DNA was extracted from the training trees and they were genotyped (a form of reduced-coverage sequencing) for a range of targeted genome regions. Dr. Shalev, postdoctoral fellow Dr. Omnia Gamal El-Dien, and CEDaR project manager Dr. Carol Ritland used those results to identify 45,378 single nucleotide polymorphisms (SNPs) — a one-letter place where one genome sequence varies from another — that could be associated with WRC’s desirable traits.
The 26 mother trees of the training population were known but the pollen came from a mixed bag of fathers. To determine the relationship between the parents and the 1,520 offspring, the team coded the SNP marker information using zeroes, ones and twos based on which genetic material an offspring inherited. The researchers used that relationship information to predict which trees will have the best breeding values when they mature.
Another tool in the (cedar) toolbox
Five years ago, 119 genomically selected seedlings from the “target” population of 3,000 trees were planted at the Cowichan Lake Research Station. Over the next few years, some of these selections will be given to partners Western Forest Products, Mosaic Forest Management and Ministry seed orchards for seed production.
“The forest industry is curious and supportive about genomic selection but they want to see the result,” said Dr. Yanchuk. “If we decide to use those nursery trees, sales of their seeds would begin 10 years after.”
The results of that genomic selection will be measured in terms of genetic gain, a factor of how much improvement in desirable traits is achieved from an individual tree or group of trees, and the amount of time saved in the selection process.
“Quantitative genetics theory predicts the height growth in CEDaR seed orchard trees will be 25 per cent—better than wild trees, with substantial improvements in a few other of the traits we selected for,” Dr. Yanchuk said. “We’ve planted row plot trials to demonstrate that they’re actually growing as we predicted.
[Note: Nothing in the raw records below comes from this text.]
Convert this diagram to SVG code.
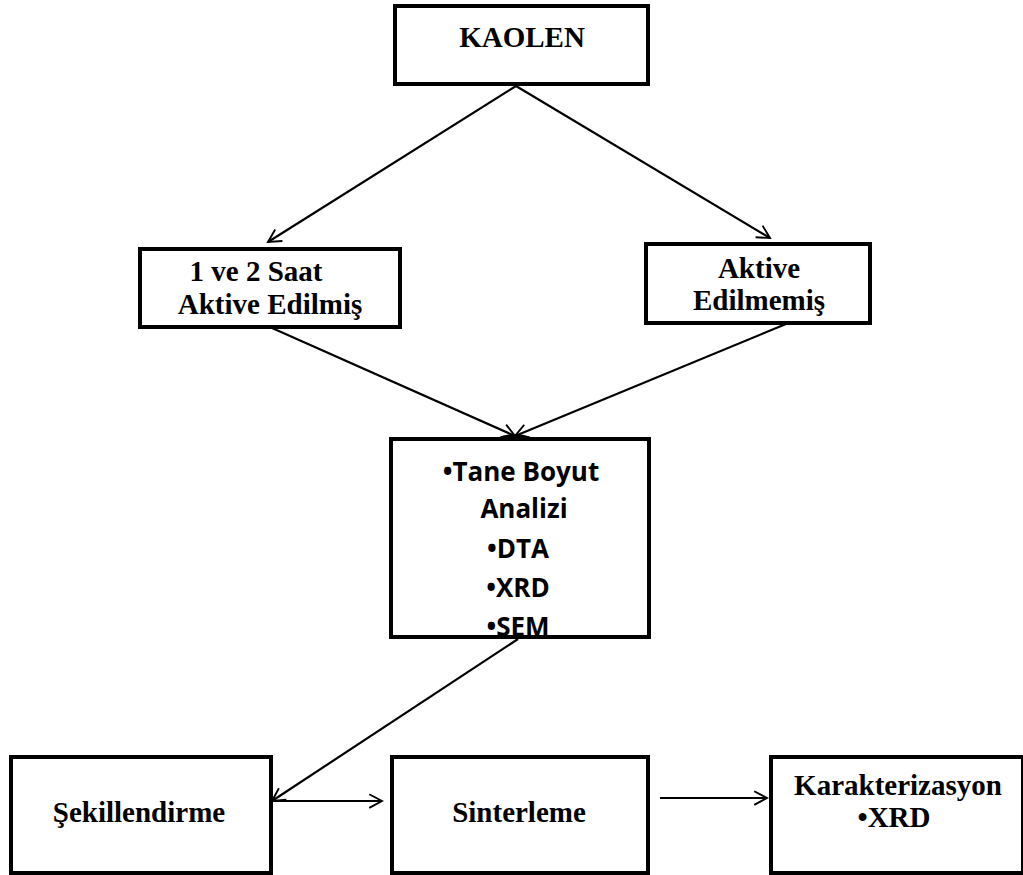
<svg xmlns="http://www.w3.org/2000/svg" width="1023" height="875" viewBox="0 0 1023 875">
<defs>
<marker id="arr" viewBox="0 0 20 20" refX="18" refY="10" markerWidth="17" markerHeight="17" markerUnits="userSpaceOnUse" orient="auto">
<path d="M3,2 L18,10 L3,18" fill="none" stroke="#000" stroke-width="2.2"/>
</marker>
<style>
.box{fill:#fff;stroke:#000;stroke-width:4}
.t{font-family:"Liberation Serif","Times New Roman",serif;font-weight:bold;fill:#000;text-anchor:middle;font-size:29px}
.c{font-family:"Open Sans","Liberation Sans",sans-serif;font-weight:bold;fill:#000;text-anchor:middle;font-size:26px}
.ln{stroke:#000;stroke-width:2.2;fill:none;marker-end:url(#arr)}
</style>
</defs>
<rect width="1023" height="875" fill="#fff"/>
<g id="kaolen">
<rect class="box" x="395" y="6" width="253" height="78"/>
<text class="t" x="522" y="47">KAOLEN</text>
</g>
<g id="aktive12">
<rect class="box" x="140" y="249" width="260" height="78"/>
<text class="t" x="256" y="281">1 ve 2 Saat</text>
<text class="t" x="270" y="314">Aktive Edilmiş</text>
</g>
<g id="aktivedegil">
<rect class="box" x="646" y="244" width="224" height="79"/>
<text class="t" x="759" y="278">Aktive</text>
<text class="t" x="759" y="310">Edilmemiş</text>
</g>
<g id="analiz">
<rect class="box" x="391" y="439" width="258" height="198"/>
<text class="c" x="521" y="481">•Tane Boyut</text>
<text class="c" x="524" y="518">Analizi</text>
<text class="c" x="518" y="558">•DTA</text>
<text class="c" x="518" y="597">•XRD</text>
<text class="c" x="518" y="636">•SEM</text>
</g>
<g id="sekil">
<rect class="box" x="11" y="757" width="260" height="116"/>
<text class="t" x="139" y="822">Şekillendirme</text>
</g>
<g id="sinter">
<rect class="box" x="392" y="757" width="256" height="116"/>
<text class="t" x="519" y="822">Sinterleme</text>
</g>
<g id="karakter">
<rect class="box" x="771" y="757" width="252" height="116"/>
<text class="t" x="898" y="795">Karakterizasyon</text>
<text class="t" x="894" y="827">•XRD</text>
</g>
<g id="connectors">
<line class="ln" x1="516" y1="86" x2="268" y2="242"/>
<line class="ln" x1="516" y1="86" x2="770" y2="238"/>
<line class="ln" x1="272" y1="328" x2="515" y2="436"/>
<line class="ln" x1="786" y1="324" x2="515" y2="436"/>
<path d="M497,438 Q515,430 533,438 Z" fill="#000"/>
<line class="ln" x1="518" y1="639" x2="272" y2="801"/>
<line class="ln" x1="272" y1="801" x2="382" y2="801"/>
<line class="ln" x1="660" y1="798" x2="767" y2="798"/>
</g>
</svg>
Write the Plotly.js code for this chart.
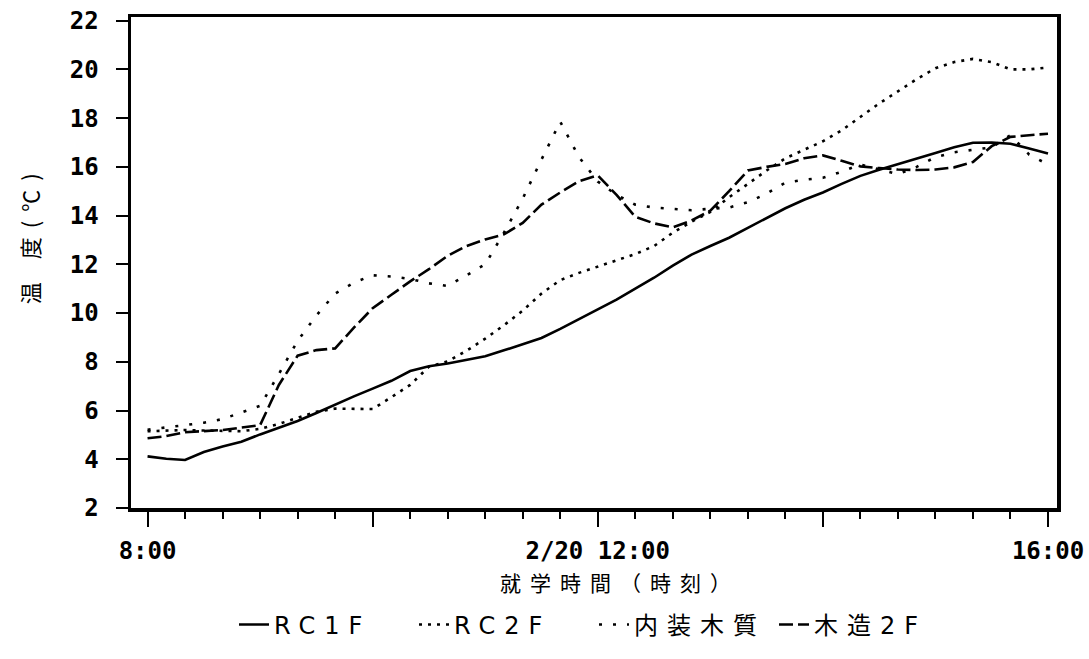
<!DOCTYPE html>
<html>
<head>
<meta charset="utf-8">
<script src="https://cdn.plot.ly/plotly-3.0.1.min.js"></script>
<style>
  html, body { margin: 0; padding: 0; background: #fff; }
  #chart { width: 1089px; height: 659px; }
  .legendtext { letter-spacing: 9px; }
  .xtitle { letter-spacing: 9px; transform: translate(26px, -3px); }
  .annotation-text { letter-spacing: 9px; }
</style>
</head>
<body>
<div id="chart"></div>
<script>
// Sampling times (every 10 minutes, 8:00 - 16:00)
const timeLabels = [
  '8:00','8:10','8:20','8:30','8:40','8:50',
  '9:00','9:10','9:20','9:30','9:40','9:50',
  '10:00','10:10','10:20','10:30','10:40','10:50',
  '11:00','11:10','11:20','11:30','11:40','11:50',
  '12:00','12:10','12:20','12:30','12:40','12:50',
  '13:00','13:10','13:20','13:30','13:40','13:50',
  '14:00','14:10','14:20','14:30','14:40','14:50',
  '15:00','15:10','15:20','15:30','15:40','15:50',
  '16:00'
];

// Room temperatures (°C)
const rc1f = [4.12,4.02,3.97,4.30,4.52,4.72,5.02,5.30,5.57,5.90,6.25,6.58,
  6.90,7.22,7.62,7.82,7.93,8.08,8.23,8.47,8.72,8.98,9.35,9.75,
  10.15,10.55,11.00,11.45,11.95,12.40,12.75,13.09,13.50,13.90,14.30,14.65,
  14.95,15.30,15.63,15.88,16.10,16.35,16.57,16.80,16.99,17.00,16.95,16.75,16.55];
const rc2f = [5.15,5.18,5.20,5.18,5.15,5.15,5.25,5.45,5.70,5.95,6.08,6.07,
  6.06,6.55,7.05,7.80,8.02,8.45,8.95,9.50,10.10,10.80,11.35,11.65,
  11.90,12.18,12.42,12.75,13.30,13.75,14.15,14.75,15.30,15.85,16.35,16.70,
  17.05,17.50,18.05,18.60,19.10,19.60,20.05,20.30,20.43,20.30,20.00,20.00,20.08];
const naisou = [5.21,5.30,5.38,5.50,5.65,5.92,6.19,7.50,8.86,9.90,10.80,11.25,
  11.55,11.50,11.40,11.22,11.11,11.55,12.00,13.30,14.70,16.30,17.85,16.40,
  15.40,14.85,14.45,14.33,14.26,14.22,14.28,14.33,14.55,14.90,15.35,15.47,
  15.55,15.80,16.10,15.90,15.70,16.00,16.40,16.60,16.70,16.80,17.30,16.50,16.10];
const mokuzo = [4.86,4.95,5.11,5.15,5.20,5.30,5.40,7.05,8.25,8.48,8.55,9.40,
  10.20,10.75,11.30,11.80,12.35,12.75,13.02,13.23,13.70,14.45,14.95,15.41,
  15.65,14.85,13.95,13.68,13.52,13.80,14.20,15.00,15.85,16.00,16.12,16.35,
  16.47,16.25,16.02,15.95,15.89,15.87,15.89,15.98,16.20,16.85,17.23,17.30,17.36];

const seriesNames = ['RC1F', 'RC2F', '内装木質', '木造2F'];

// Axis ticks
const tickHours = [8, 10, 12, 14, 16];
const tickText = ['8:00', '', '2/20 12:00', '', '16:00'];
const yTicks = [2,4,6,8,10,12,14,16,18,20,22];

const toHours = t => { const p = t.split(':').map(Number); return p[0] + p[1] / 60; };
const hours = timeLabels.map(toHours);

const dashes = ['solid', '3px,6px', '3px,11px', '14px,5px'];
const values = [rc1f, rc2f, naisou, mokuzo];

const traces = values.map((v, i) => ({
  x: hours,
  y: v,
  name: seriesNames[i],
  type: 'scatter',
  mode: 'lines',
  line: { color: '#000', width: 2.6, dash: dashes[i] },
  hoverinfo: 'skip'
}));

const tickFont = { family: 'DejaVu Sans Mono', size: 24, weight: 'bold', color: '#000' };

const layout = {
  width: 1089,
  height: 659,
  margin: { l: 131, r: 32, t: 17, b: 151 },
  paper_bgcolor: '#fff',
  plot_bgcolor: '#fff',
  showlegend: true,
  legend: {
    orientation: 'h',
    x: 0.5, xanchor: 'center',
    y: -0.238, yanchor: 'middle',
    entrywidthmode: 'pixels',
    entrywidth: 135,
    font: { family: 'DejaVu Sans, Noto Sans CJK JP', size: 24, color: '#000' },
    bgcolor: 'rgba(0,0,0,0)'
  },
  xaxis: {
    range: [7.853, 16.08],
    tickmode: 'array',
    tickvals: tickHours,
    ticktext: tickText,
    ticks: 'outside',
    ticklen: 15,
    tickwidth: 2,
    tickcolor: '#000',
    ticklabelstandoff: 4,
    minor: { tickmode: 'linear', tick0: 8, dtick: 1 / 3, ticks: 'outside', ticklen: 7, tickwidth: 2, tickcolor: '#000', showgrid: false },
    showline: true, linewidth: 3.5, linecolor: '#000', mirror: true,
    showgrid: false, zeroline: false,
    tickfont: tickFont,
    title: { text: '就学時間（時刻）', font: { family: 'Noto Sans CJK JP', size: 21, color: '#000' }, standoff: 16 }
  },
  yaxis: {
    range: [2, 22.15],
    tickmode: 'array',
    tickvals: yTicks,
    ticks: 'outside',
    ticklen: 12,
    tickwidth: 2,
    tickcolor: '#000',
    ticklabelstandoff: 12,
    showline: true, linewidth: 3.5, linecolor: '#000', mirror: true,
    showgrid: false, zeroline: false,
    tickfont: tickFont
  },
  annotations: [{
    text: '温 度(℃)',
    xref: 'paper', yref: 'paper',
    x: -0.110, y: 0.558,
    xanchor: 'center', yanchor: 'middle',
    textangle: -90,
    showarrow: false,
    font: { family: 'Noto Sans CJK JP', size: 22, color: '#000' }
  }]
};

Plotly.newPlot('chart', traces, layout, { staticPlot: true, displayModeBar: false });
</script>
</body>
</html>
The next generation of breeders will measure the trees and analyze the results to show how much genetic gain we actually made as the trees approach commercial ages, but we do that regularly with all of our species.”
In addition to a new generation of resilient, healthy trees, CEDaR is also driving other vital economic benefits.
“We’ve also trained the next generation of forest geneticists and retained that know-how in B.C.,” said Dr. Bohlmann. “That’s something that I’m very proud of having contributed to because genomic selection is a very transferable technology. The people who have trained with us in these projects could apply their knowledge to other tree and crop systems.”
Genomic selection isn’t expected to replace phenotyping entirely, but rather will serve as one of the tools in foresters’ predictive toolbox.
“Although the technology is mature it’s still not totally cost effective yet — for most forest trees,” Dr. Yanchuk said. “The price for genotyping a tree is about $50 and we’ve got to genotype 10,000 to 20,000 trees a year in our program.”
However, the cost of genotyping is dropping as research and development in the health and biotech sectors drive advances in the field. On the other hand, the cost of old-school phenotyping will only increase because people must be paid to go into the forest, measure progeny trials, and select the parent trees.
“Forest genetics in B.C. is very collaborative,” said van Niejenhuis with Western Forest Products. “The industry is invested heavily in this process, as well as Genome BC and Genome Canada. I’ve been looking at this from the outside since they came to the table 20 years ago and CEDaR forms the building blocks. We might not see all of the benefit of it today, but these investments are going to help us find the genetic markers that we’ll be able to use in the future.”